It really is best to have the heavy cars up-front. If on the rear, it can pull the lighter cars ahead of it over on curves and derail.
I have several problems with coil couplers. First, is having them opening when the shoe contacts a switch frog. It seems to be worse on 072 (T-rail) switches as the frog rail is longer and often humps slightly. If the frog rail is too high or a shoe is too low, ZAP, the coupler opens. Another problem is that vertical play in the coupler drawbar can cause one coupler to climb over another, especially with heavy loads.
I have some control over the problem with Prewar couplers. I try to make-up trains with alternate 2800 and 800-series cars, so if the auto coupler hood opens, the manual hood still holds.
The quantity of modifications I have seen over the years to pre and postwar coil couplers, wired-shut, glued-shut, tape on sliding shoes or parts just removed, makes me think this was a known issue way before us collectors inherited the problem.

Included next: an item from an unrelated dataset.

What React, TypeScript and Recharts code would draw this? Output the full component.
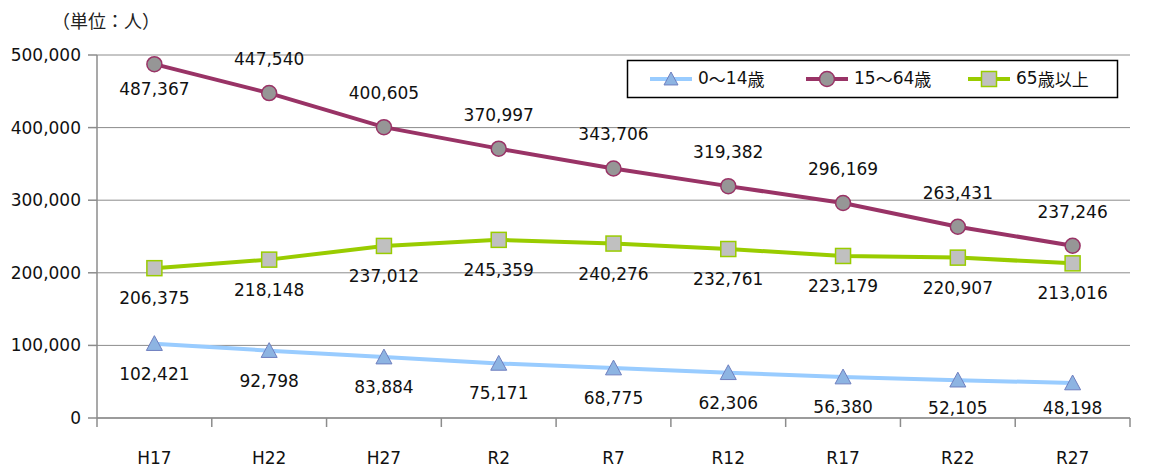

I also like to run Marx and have a problem with metal auto tilt-type couplers on scale-series cars and on the cars we made as Marx Trains. The tab that hangs-down also contacts the frog-rail on switches, causes a temporary short that is enough to trip the reverse unit. Modern Marx motors have a neutral cycle between forward and reverse, but vintage Marx motors have 2-position reversers. This causes a speeding train to suddenly want to change directions, often not a pretty sight. If I bend the tab slightly this solves the problem, as I will never be switching trains on Marx uncouplers.